When I was young, I had two very distinct and separate rule sets imposed on my behavior. One was the “standard set,” which covered when I had to be home, what I was allowed to do, and all of the other boundaries around what was considered “acceptable behavior” for a lad my age.
Then there was the second set of rules, which completely overruled the first set whenever I was out and about with my cousins. Normal curfew of 8 PM – out with the cousins? Come home whenever. Not allowed to go into the woods on the far side of town – out with the cousins? Go wherever you want. If I got caught fighting while on my own, there’d be hell to pay – but if I had been out with my cousins and came home covered in blood with a human hand in my possession, no one would have questioned anything.
The lesson wasn’t just implied, it was explicit: the bonds of family are so worth forging that rules that get in the way of that are to be discarded. Rules are for safety, but in the minds of our clan, you were never safer than you were with a roving horde of your own kin.
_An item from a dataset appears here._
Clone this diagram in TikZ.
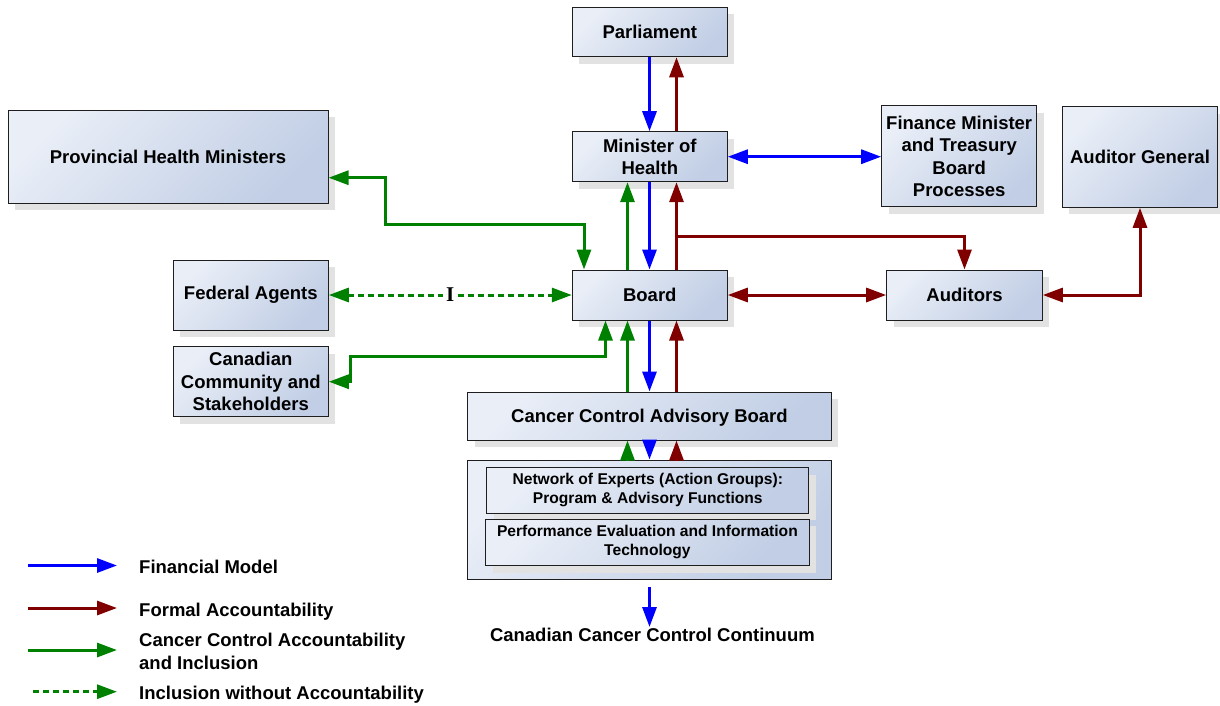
\documentclass[tikz,border=0pt]{standalone}
\usepackage{fontspec}
\setmainfont{Liberation Sans}
\newfontfamily\serifbold{Liberation Serif}
\usetikzlibrary{arrows.meta,shadows}
\definecolor{fblue}{RGB}{0,0,255}
\definecolor{fred}{RGB}{128,0,0}
\definecolor{fgreen}{RGB}{0,128,0}
\definecolor{boxtop}{RGB}{233,238,247}
\definecolor{boxbot}{RGB}{193,206,229}
\definecolor{shadowgray}{RGB}{226,226,226}
\definecolor{boxline}{RGB}{30,30,30}
\begin{document}
\begin{tikzpicture}[x=1pt,y=-1pt,
  every node/.style={inner sep=0pt, font=\bfseries\fontsize{18.5pt}{22.5pt}\selectfont, align=center},
  boxfill/.style={draw=boxline, line width=1pt, top color=boxtop, bottom color=boxbot, shading angle=45},
  box/.style={boxfill, drop shadow={shadow xshift=7pt, shadow yshift=-7pt, fill=shadowgray, opacity=1}},
  smalltext/.style={font=\bfseries\fontsize{15.6pt}{19pt}\selectfont},
  conn/.style={line width=3pt, >={Triangle[length=20pt,width=14pt]}},
  dashconn/.style={conn, dash pattern=on 6pt off 4pt},
  lab/.style={fill=white, text=black, inner xsep=3pt, inner ysep=1pt, font=\serifbold\bfseries\fontsize{21pt}{21pt}\selectfont}
]
\useasboundingbox (0,0) rectangle (1220,705);

% column coordinates
\coordinate (cg) at (627.5,0);
\coordinate (cb) at (649.5,0);
\coordinate (cr) at (676.5,0);
\coordinate (cp) at (584,0);
\coordinate (cc) at (605.5,0);

% boxes
\node[box, minimum width=155pt, minimum height=49.5pt] (parl) at (649.8,32) {Parliament};
\node[box, minimum width=155pt, minimum height=50pt] (moh) at (649.8,156.7) {Minister of\\Health};
\node[box, minimum width=155pt, minimum height=101pt] (fin) at (959.2,156.2) {Finance Minister\\and Treasury\\Board\\Processes};
\node[box, minimum width=155.4pt, minimum height=100.6pt] (ag) at (1140,157) {Auditor General};
\node[box, minimum width=320pt, minimum height=93pt] (phm) at (168,156.7) {Provincial Health Ministers};
\node[box, minimum width=155pt, minimum height=70pt] (fed) at (250.8,295) {Federal Agents};
\node[box, minimum width=155pt, minimum height=70pt] (ccs) at (250.8,381.7) {Canadian\\Community and\\Stakeholders};
\node[box, minimum width=155pt, minimum height=50pt] (board) at (649.8,295) {Board};
\node[box, minimum width=155.6pt, minimum height=50pt] (aud) at (964.5,295) {Auditors};
\node[box, minimum width=363.5pt, minimum height=48pt, text depth=0pt] (ccab) at (649.5,416) {Cancer Control Advisory Board};
\node[boxfill, minimum width=363.5pt, minimum height=119pt] (cont) at (649.5,519.5) {};
\node[box, smalltext, minimum width=322.3pt, minimum height=45.3pt] (net) at (647.8,490.4) {Network of Experts (Action Groups):\\Program \& Advisory Functions};
\node[box, smalltext, minimum width=323.3pt, minimum height=46.7pt] (perf) at (647.4,542.4) {Performance Evaluation and Information\\Technology};
\node (cccc) at (652.4,635) {Canadian Cancer Control Continuum};

% Parliament <-> Minister
\draw[conn, fblue, ->] (parl.south -| cb) -- (moh.north -| cb);
\draw[conn, fred, ->] (moh.north -| cr) -- (parl.south -| cr);
% Minister <-> Finance
\draw[conn, fblue, <->] (moh.east) -- (moh.east -| fin.west);
% Board <-> Minister
\draw[conn, fgreen, ->] (board.north -| cg) -- (moh.south -| cg);
\draw[conn, fblue, ->] (moh.south -| cb) -- (board.north -| cb);
\draw[conn, fred, ->] (board.north -| cr) -- (moh.south -| cr);
\coordinate (rj) at (676.5,236.7);
\draw[conn, fred, ->] (rj) -| (aud.north);
% Provincial
\draw[conn, fgreen, <->] ([yshift=-21pt]phm.east) -- ++(57,0) -- ++(0,47) -| (board.north -| cp);
% Federal
\draw[dashconn, fgreen, <->] (fed.east) -- node[lab]{I} (fed.east -| board.west);
% Community
\draw[conn, fgreen, <->] (ccs.east) -- ++(22,0) -- ++(0,-25.7) -| (board.south -| cc);
% Board <-> Auditors
\draw[conn, fred, <->] (board.east) -- (aud.west);
\draw[conn, fred, <->] (aud.east) -| (ag.south);
% Board <-> CCAB
\draw[conn, fgreen, ->] (ccab.north -| cg) -- (board.south -| cg);
\draw[conn, fblue, ->] (board.south -| cb) -- (ccab.north -| cb);
\draw[conn, fred, ->] (ccab.north -| cr) -- (board.south -| cr);
% CCAB <-> container
\draw[conn, fgreen, ->] (cont.north -| cg) -- (ccab.south -| cg);
\draw[conn, fblue, ->] (ccab.south -| cb) -- (cont.north -| cb);
\draw[conn, fred, ->] (cont.north -| cr) -- (ccab.south -| cr);
% container -> continuum
\coordinate (contout) at (649.5,587);
\draw[conn, fblue, ->] (contout) -- ([yshift=1pt]cccc.north -| cb);

% legend
\node[anchor=west, align=left] (t1) at (139,567) {Financial Model};
\node[anchor=west, align=left, text depth=0pt] (t2) at (139,609.5) {Formal Accountability};
\node[anchor=west, align=left] (t3) at (139,651.3) {Cancer Control Accountability\\and Inclusion};
\node[anchor=west, align=left, text depth=0pt] (t4) at (139,693) {Inclusion without Accountability};
\coordinate (l1a) at (28,565.5); \coordinate (l1b) at (117,565.5);
\coordinate (l2a) at (28,608);   \coordinate (l2b) at (117,608);
\coordinate (l3a) at (28,650);   \coordinate (l3b) at (117,650);
\coordinate (l4a) at (33,691.7); \coordinate (l4b) at (117,691.7);
\draw[conn, fblue, ->] (l1a) -- (l1b);
\draw[conn, fred, ->] (l2a) -- (l2b);
\draw[conn, fgreen, ->] (l3a) -- (l3b);
\draw[dashconn, fgreen, ->] (l4a) -- (l4b);
\end{tikzpicture}
\end{document}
And so it continues to this day. My own children are about to end their Spring Break and return to school tomorrow, so I told them I wanted a low-key day, early to bed, not a bunch of snacks, etc. But then The Cousins showed up at the door, and the whole lot of them vanished for the rest of the afternoon, showing back up well past their normal bedtime covered in ice cream.
Along the way they passed a few relatives who caught pictures of them wandering around town:

(Yes, everyone in that picture is related to me. Yes, they even took a stroller-bound toddler cousin with them on their adventures. The age range in this picture is 2 to 18. This has never been an issue and I don’t know why some people think it is.)
Despite my original plan for the day, I endorse the actual results with every fiber of my being. The bonds of clan are more important. No rule will make them safer or stronger than days spent wandering around their turf with roving hordes of their kin. And the children in this picture get this joyous life because of the bonds of their parents and grandparents before them.
If you have this family, treasure it. Don’t take it for granted – nurture and encourage it. If you don’t already have this family, find it. Families like this one take in strays; you can be a best friend or a neighbor or a spouse and it’s all the same to us. You just have to join the horde – or let it take you out for ice cream past your bedtime.